The construction truck market – particularly in the US – has been mired in a lull for several years now, which has given the folks at Mack plenty of time to come up with ways to improve their popular Granite model.

Over the past several years the company has made continuous improvements, including adding four inches to the cab’s interior, offering a stylish button-tuck ceiling at no extra cost and improving the HVAC system. They’ve also recently added a tilt steering wheel, ergonomic foot pedals, extra power outlets and an improved body builder interface.

I recently drove a Mack Granite with MP8-425 Maxidyne engine and Allison 4500 RDS six-speed automatic transmission at Mack’s Customer Center in Allentown, Pa. If you’ve never been to Mack’s Customer Center, opened in November 2010, it’s worth checking out. It’s a tribute to all things Mack, featuring a sprawling museum with an impressive collection of Mack trucks and other artifacts as well as a track on which customers can drive various Mack models.

It was on this track that I drove the Granite. It’s no ordinary circle track; the course includes a 12-per-cent grade and an off-road section with simulated railway crossings, cobblestones and other obstacles set up to give the truck a good shake. I was especially impressed with how little rattling took place inside the cab while I hammered it over top the roughest surfaces available – and this was unloaded.

Mack has a new automated manual transmission dubbed mDrive, which so far is offered only in its Pinnacle highway model. The transmission isn’t yet offered with the Granite, but there’s little doubt it will be eventually. The mDrive has a feature called Grade Gripper, which will hold a loaded truck on a steep incline for several seconds without rolling back as the driver releases the foot brake and reaches for the accelerator. It’s a great feature to have in any construction truck.

I stopped the Granite halfway up the 12-per-cent incline and tried the same maneuver with the Allison automatic and was surprised to see it held its position pretty well – but again, we were empty.

The Granite is a hugely popular dump truck and part of the reason for this is that the cab is seated high enough to afford an excellent view and ample ground clearance, yet low enough to easily climb in and out of the cab.

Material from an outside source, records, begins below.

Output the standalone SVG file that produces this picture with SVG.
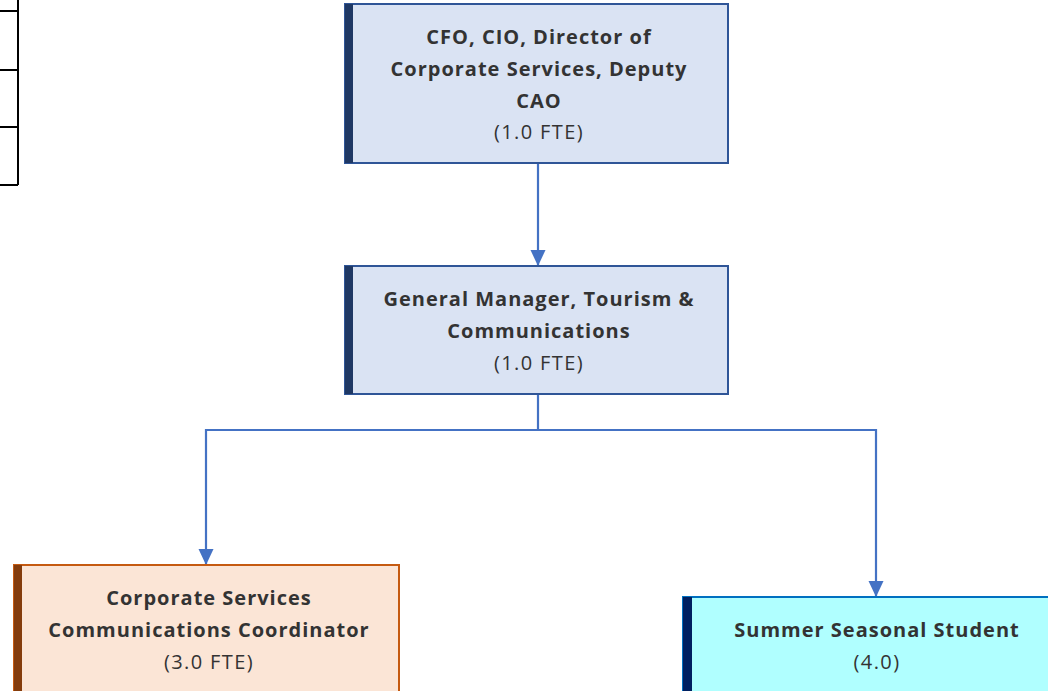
<svg xmlns="http://www.w3.org/2000/svg" width="1048" height="691" viewBox="0 0 1048 691">
<style>
.t{font-family:"Open Sans","Liberation Sans",sans-serif;font-size:20px;fill:#333333;text-anchor:middle;letter-spacing:1.4px}
.b{font-weight:bold;letter-spacing:1px}
.c{fill:none;stroke:#4472C4;stroke-width:2.2}
</style>
<defs>
<marker id="ah" markerWidth="16" markerHeight="16" refX="15" refY="8" orient="auto" markerUnits="userSpaceOnUse" viewBox="0 0 16 16">
<path d="M0,0.5 L16,8 L0,15.5 Z" fill="#4472C4"/>
</marker>
</defs>
<rect width="1048" height="691" fill="#ffffff"/>
<g id="table" fill="none" stroke="#000" stroke-width="2">
<line x1="18" y1="0" x2="18" y2="185"/>
<line x1="0" y1="11" x2="18" y2="11"/>
<line x1="0" y1="70" x2="18" y2="70"/>
<line x1="0" y1="127" x2="18" y2="127"/>
<line x1="0" y1="185" x2="18" y2="185"/>
</g>
<g id="connectors">
<path class="c" d="M538,163 V265" marker-end="url(#ah)"/>
<path class="c" d="M538,394 V430 H206 V564" marker-end="url(#ah)"/>
<path class="c" d="M538,430 H876 V596" marker-end="url(#ah)"/>
</g>
<g id="cfo">
<rect x="345" y="4" width="383" height="159" fill="#DAE3F3" stroke="#2F5597" stroke-width="2"/>
<rect x="345" y="4" width="8" height="159" fill="#1F3864"/>
<text class="t b" x="539" y="44">CFO, CIO, Director of</text>
<text class="t b" x="539" y="76">Corporate Services, Deputy</text>
<text class="t b" x="539" y="108">CAO</text>
<text class="t" x="539" y="139">(1.0 FTE)</text>
</g>
<g id="gm">
<rect x="345" y="266" width="383" height="128" fill="#DAE3F3" stroke="#2F5597" stroke-width="2"/>
<rect x="345" y="266" width="8" height="128" fill="#1F3864"/>
<text class="t b" x="539" y="306">General Manager, Tourism &amp;</text>
<text class="t b" x="539" y="338">Communications</text>
<text class="t" x="539" y="370">(1.0 FTE)</text>
</g>
<g id="coord">
<rect x="14" y="565" width="385" height="130" fill="#FBE5D6" stroke="#C55A11" stroke-width="2"/>
<rect x="14" y="565" width="8" height="130" fill="#843C0C"/>
<text class="t b" x="209" y="605">Corporate Services</text>
<text class="t b" x="209" y="637">Communications Coordinator</text>
<text class="t" x="209" y="669">(3.0 FTE)</text>
</g>
<g id="student">
<rect x="683" y="597" width="370" height="100" fill="#B0FFFF" stroke="#0070C0" stroke-width="2"/>
<rect x="683" y="597" width="9" height="100" fill="#002060"/>
<text class="t b" x="877" y="637">Summer Seasonal Student</text>
<text class="t" x="877" y="669">(4.0)</text>
</g>
</svg>
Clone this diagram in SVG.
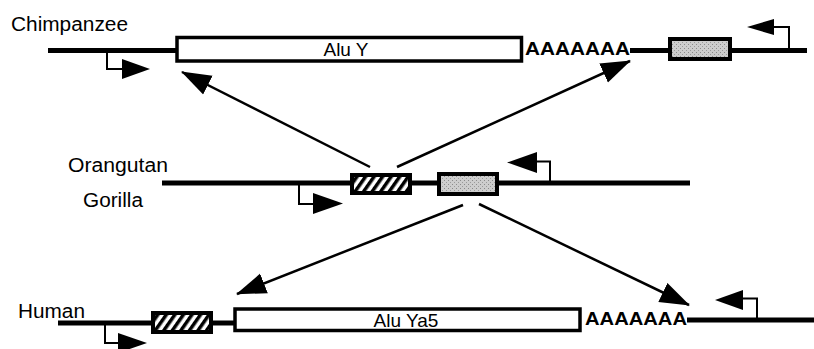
<svg xmlns="http://www.w3.org/2000/svg" width="814" height="349" viewBox="0 0 814 349">
  <style>
    .lbl { font-family: "Liberation Sans", Arial, Helvetica, sans-serif; font-size: 20px; fill: #000; }
    .alu { font-family: "Liberation Sans", Arial, Helvetica, sans-serif; font-size: 19px; fill: #000; text-anchor: middle; }
    .polya { font-family: "Liberation Sans", Arial, Helvetica, sans-serif; font-size: 19px; font-weight: bold; fill: #000; }
    .dna { stroke: #000; stroke-width: 5; fill: none; }
    .alubox { fill: #fff; stroke: #000; stroke-width: 3.5; }
    .grey { fill: url(#stipple); stroke: #000; stroke-width: 4; }
    .hatch { fill: url(#hatch); stroke: #000; stroke-width: 4; }
    .prom { stroke: #000; stroke-width: 2; fill: none; }
    .head { fill: #000; stroke: none; }
    .conn { stroke: #000; stroke-width: 2.5; fill: none; marker-end: url(#bigArrow); }
  </style>
  <defs>
    <pattern id="hatch" patternUnits="userSpaceOnUse" width="7" height="7" patternTransform="rotate(35)">
      <rect x="0" y="0" width="7" height="7" fill="#fff"/>
      <rect x="0" y="0" width="3.5" height="7" fill="#000"/>
    </pattern>
    <pattern id="stipple" patternUnits="userSpaceOnUse" width="4" height="4">
      <rect x="0" y="0" width="4" height="4" fill="#cdcdcd"/>
      <rect x="0" y="0" width="1" height="1" fill="#8a8a8a"/>
      <rect x="2" y="2" width="1" height="1" fill="#9a9a9a"/>
    </pattern>
    <marker id="bigArrow" viewBox="0 -11 30 22" markerWidth="30" markerHeight="22" refX="29" refY="0" orient="auto" markerUnits="userSpaceOnUse">
      <path d="M0,-10.5 L30,0 L0,10.5 Z" fill="#000"/>
    </marker>
  </defs>

  <rect x="0" y="0" width="814" height="349" fill="#fff"/>

  <!-- Chimpanzee -->
  <g id="chimpanzee">
    <text class="lbl" x="11" y="31" textLength="117" lengthAdjust="spacingAndGlyphs">Chimpanzee</text>
    <line class="dna" x1="48" y1="50.5" x2="178" y2="50.5"/>
    <line class="dna" x1="630" y1="50.5" x2="807" y2="50.5"/>
    <g id="chimp-promoter-fwd">
      <polyline class="prom" points="107,53 107,69 123,69"/>
      <polygon class="head" points="122,59 150,69 122,79"/>
    </g>
    <g id="chimp-alu-y">
      <rect class="alubox" x="177" y="37.5" width="344.5" height="23.5"/>
      <text class="alu" x="346" y="56">Alu Y</text>
    </g>
    <text class="polya" x="525" y="55" textLength="105" lengthAdjust="spacingAndGlyphs">AAAAAAA</text>
    <g id="chimp-grey-box">
      <rect class="grey" x="670" y="39" width="60" height="20"/>
    </g>
    <g id="chimp-promoter-rev">
      <polyline class="prom" points="789,50 789,27 772,27"/>
      <polygon class="head" points="747,27 774,19 774,35"/>
    </g>
  </g>

  <!-- Orangutan / Gorilla -->
  <g id="orangutan-gorilla">
    <text class="lbl" x="68" y="172" textLength="100" lengthAdjust="spacingAndGlyphs">Orangutan</text>
    <text class="lbl" x="83" y="207" textLength="60" lengthAdjust="spacingAndGlyphs">Gorilla</text>
    <line class="dna" x1="162" y1="183" x2="690" y2="183"/>
    <g id="og-promoter-fwd">
      <polyline class="prom" points="299,185 299,204 314,204"/>
      <polygon class="head" points="313,193 343,203.5 313,214"/>
    </g>
    <g id="og-hatched-box">
      <rect class="hatch" x="352" y="175" width="58" height="18"/>
    </g>
    <g id="og-grey-box">
      <rect class="grey" x="439" y="174" width="58" height="20"/>
    </g>
    <g id="og-promoter-rev">
      <polyline class="prom" points="550,183 550,161.5 536,161.5"/>
      <polygon class="head" points="507,162.5 537,152 537,173"/>
    </g>
  </g>

  <!-- Human -->
  <g id="human">
    <text class="lbl" x="18" y="318" textLength="67" lengthAdjust="spacingAndGlyphs">Human</text>
    <line class="dna" x1="58" y1="323" x2="153" y2="323"/>
    <line class="dna" x1="211" y1="323" x2="236" y2="323"/>
    <line class="dna" x1="687" y1="320" x2="814" y2="320"/>
    <g id="human-promoter-fwd">
      <polyline class="prom" points="105,325 105,343 119,343"/>
      <polygon class="head" points="118,333 147,343 118,353"/>
    </g>
    <g id="human-hatched-box">
      <rect class="hatch" x="153" y="313" width="58" height="19"/>
    </g>
    <g id="human-alu-ya5">
      <rect class="alubox" x="235" y="309" width="345" height="21.5"/>
      <text class="alu" x="406" y="327">Alu Ya5</text>
    </g>
    <text class="polya" x="585" y="325" textLength="102" lengthAdjust="spacingAndGlyphs">AAAAAAA</text>
    <g id="human-promoter-rev">
      <polyline class="prom" points="757,320 757,298.5 742,298.5"/>
      <polygon class="head" points="715,300 743,290 743,310"/>
    </g>
  </g>

  <!-- Connectors -->
  <g id="connectors">
    <line class="conn" x1="370" y1="167" x2="182" y2="72"/>
    <line class="conn" x1="397" y1="167" x2="630" y2="61"/>
    <line class="conn" x1="463" y1="205" x2="237" y2="294"/>
    <line class="conn" x1="479" y1="204" x2="689" y2="305"/>
  </g>
</svg>
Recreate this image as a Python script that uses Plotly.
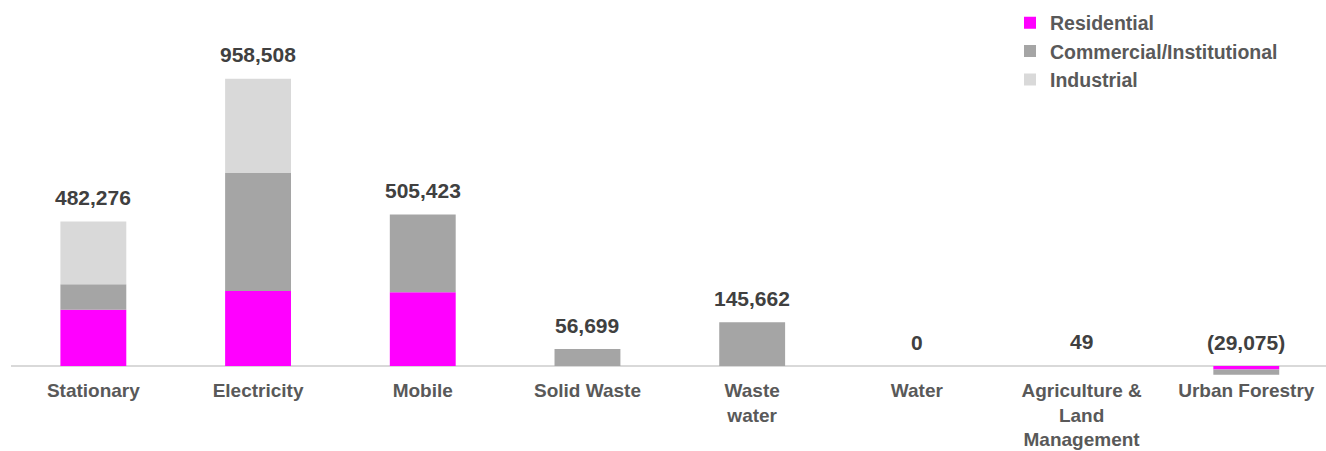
import plotly.graph_objects as go

# Emissions by sector, split by end-use category
categories = ["Stationary", "Electricity", "Mobile", "Solid Waste", "Waste<br>water",
              "Water", "Agriculture &<br>Land<br>Management", "Urban Forestry"]
residential = [187500, 250000, 246300, 0, 0, 0, 0, -12000]
commercial = [85400, 394000, 259123, 56699, 145662, 0, 0, -17075]
industrial = [209376, 314508, 0, 0, 0, 0, 49, 0]

totals = [r + c + i for r, c, i in zip(residential, commercial, industrial)]

def fmt(v):
    return f"({abs(v):,})" if v < 0 else f"{v:,}"

x = list(range(len(categories)))
font_family = "Arial, Liberation Sans, sans-serif"

fig = go.Figure()
series = [("Residential", residential, "#FF00FF"),
          ("Commercial/Institutional", commercial, "#A5A5A5"),
          ("Industrial", industrial, "#D9D9D9")]
for name, vals, color in series:
    fig.add_trace(go.Bar(x=x, y=vals, name=name, width=0.4,
                         marker=dict(color=color, line=dict(width=0))))

# total labels above each stack
for xi, t in zip(x, totals):
    fig.add_annotation(x=xi, y=max(t, 0), text=fmt(t), showarrow=False,
                       yanchor="middle", yshift=24,
                       font=dict(family=font_family, size=21, color="#404040",
                                 weight="bold"))

units_per_px = 3337
zero_px, top_px, bottom_px = 366, 5, 377
fig.update_layout(
    width=1326, height=451,
    barmode="relative",
    plot_bgcolor="white", paper_bgcolor="white",
    margin=dict(l=11, r=0, t=top_px, b=451 - bottom_px, autoexpand=False),
    font=dict(family=font_family, size=19, color="#595959", weight="bold"),
    legend=dict(x=(1010 - 11) / 1315, xref="paper", y=1.004, yanchor="top",
                traceorder="normal", itemwidth=30, tracegroupgap=0,
                font=dict(family=font_family, size=19.5, color="#595959",
                          weight="bold"),
                bgcolor="rgba(0,0,0,0)"),
    xaxis=dict(tickmode="array", tickvals=x, ticktext=categories, automargin=False,
               tickfont=dict(family=font_family, size=19, color="#595959",
                             weight="bold"),
               range=[-0.5, 7.484], showgrid=False, showline=False, ticks="",
               zeroline=False),
    yaxis=dict(range=[-(bottom_px - zero_px) * units_per_px, (zero_px - top_px) * units_per_px],
               automargin=False, showgrid=False, showticklabels=False, zeroline=True,
               zerolinecolor="#D9D9D9", zerolinewidth=2),
)

fig.write_html("out.html")
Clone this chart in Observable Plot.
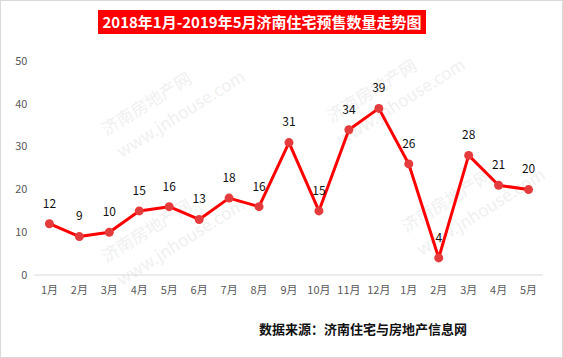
<!DOCTYPE html>
<html>
<head>
<meta charset="utf-8">
<script src="https://cdn.jsdelivr.net/npm/d3@7"></script>
<script src="https://cdn.jsdelivr.net/npm/@observablehq/plot@0.6"></script>
<style>
  html, body { margin: 0; padding: 0; background: #fff; }
  #wrap { position: relative; width: 563px; height: 358px; overflow: hidden; box-sizing: border-box; border: 1px solid #d9d9d9; font-family: "Noto Sans CJK SC", sans-serif; }
  #title { position: absolute; left: 97px; top: 9px; width: 328px; height: 24px; background: #ff0000; color: #fff; font-weight: bold; font-size: 15px; line-height: 24px; text-align: center; white-space: nowrap; overflow: hidden; z-index: 2; }
  #caption { position: absolute; left: 258px; top: 318px; font-size: 13px; font-weight: bold; color: #111; white-space: nowrap; z-index: 2; }
  #chart { position: absolute; left: -1px; top: -1px; z-index: 1; }
  .wm { position: absolute; color: #f0f0f0; font-size: 17px; white-space: nowrap; transform: rotate(-32deg); transform-origin: left top; z-index: 0; }
</style>
</head>
<body>
<div id="wrap">
  <div id="title">2018年1月-2019年5月济南住宅预售数量走势图</div>
  <div class="wm" style="left:95px;top:118px;">济南房地产网</div>
  <div class="wm" style="left:110px;top:140px;">www.jnhouse.com</div>
  <div class="wm" style="left:320px;top:105px;">济南房地产网</div>
  <div class="wm" style="left:330px;top:128px;">www.jnhouse.com</div>
  <div class="wm" style="left:95px;top:245px;">济南房地产网</div>
  <div class="wm" style="left:110px;top:268px;">www.jnhouse.com</div>
  <div class="wm" style="left:395px;top:215px;">济南房地产网</div>
  <div class="wm" style="left:410px;top:238px;">www.jnhouse.com</div>
  <div id="chart"></div>
  <div id="caption">数据来源：济南住宅与房地产信息网</div>
</div>
<script>
const monthLabels = ["1月","2月","3月","4月","5月","6月","7月","8月","9月","10月","11月","12月","1月","2月","3月","4月","5月"];
const presale = [12, 9, 10, 15, 16, 13, 18, 16, 31, 15, 34, 39, 26, 4, 28, 21, 20];
const yTicks = [0, 10, 20, 30, 40, 50];

const data = presale.map((v, i) => ({ i, v, label: monthLabels[i] }));

const chart = Plot.plot({
  width: 563,
  height: 358,
  marginTop: 61,
  marginBottom: 83,
  marginLeft: 34,
  marginRight: 19,
  style: { fontFamily: "'Noto Sans CJK SC', sans-serif", background: "transparent", overflow: "visible" },
  x: { type: "point", domain: d3.range(presale.length), padding: 0.5, label: null },
  y: { domain: [0, 50], label: null },
  marks: [
    Plot.ruleY([0], { stroke: "#d9d9d9", strokeWidth: 1 }),
    Plot.axisY({ ticks: yTicks, tickSize: 0, tickPadding: 7, fontSize: 11, fill: "#595959", label: null }),
    Plot.axisX({ tickSize: 0, tickPadding: 11, fontSize: 11, fill: "#595959", tickFormat: i => monthLabels[i], label: null }),
    Plot.line(data, { x: "i", y: "v", stroke: "#ff0000", strokeWidth: 3, strokeLinejoin: "round" }),
    Plot.dot(data, { x: "i", y: "v", r: 4.5, fill: "#e43c3c", stroke: "none" }),
    Plot.text(data, { x: "i", y: "v", text: d => String(d.v), dy: -20, fontSize: 12, fill: "#111" })
  ]
});
document.getElementById("chart").appendChild(chart);
</script>
</body>
</html>
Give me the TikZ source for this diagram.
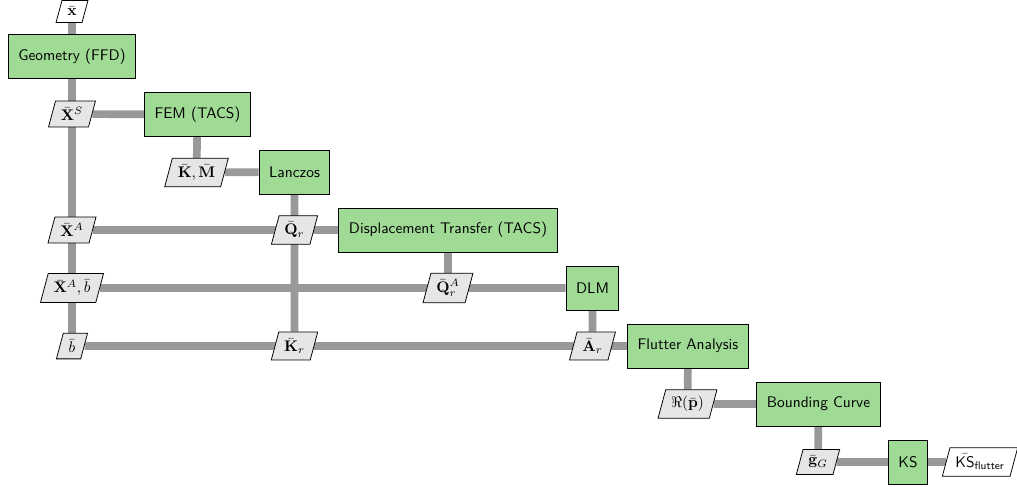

The truck is available in two interior colours, each designed to coordinate with some commonly hauled material. The slate gray interior is aimed at asphalt haulers while the sandstone is a better match for those hauling dirt and sand. It may seem funny to design an interior that matches the commodity hauled, but it goes a long way towards maintaining a clean-looking interior.

Customers seem to love the Mack MP7 and MP8 engines, available with 325-505 horsepower and also the wide variety of Allison automatic transmissions offered. Curtis Dorwart, vocational marketing product manager with Mack, told me about 25 per cent of Granites sold today are being spec’d with Allison automatics.

Mack’s popular MP engines provide ample low-end torque and are efficient to operate.

Mack also offers a lighter-duty Granite MHD (Medium Heavy-Duty) powered by the Cummins ISL engine for less rigorous construction applications hauling lighter loads. But the true Granite – or what is affectionately known internally as Mother Granite – is the real workhorse of the family. The dump truck I drove would be ideal for industrial or residential construction or roadbuilding. It’s available in either a set-back (SBA) or set-forward axle (SFA) configuration. The SBA will give you a tighter turning radius on crowded job sites but the SFA offers some additional flexibility in managing weight distribution. Dorwart told me the axle back version is more popular in Canada.

More improvements are coming to the Granite before the end of the year; little things such as a dead pedal footrest to give the left foot a comfortable resting place and an improved body builder console that will allow body companies to install controls more cleanly.

It’s clear that while the construction market has been sluggish, the folks at Mack have not been. They’ve been tweaking the Granite so that when the market rebounds, they’re ready to hit the ground running with an even better work truck than before.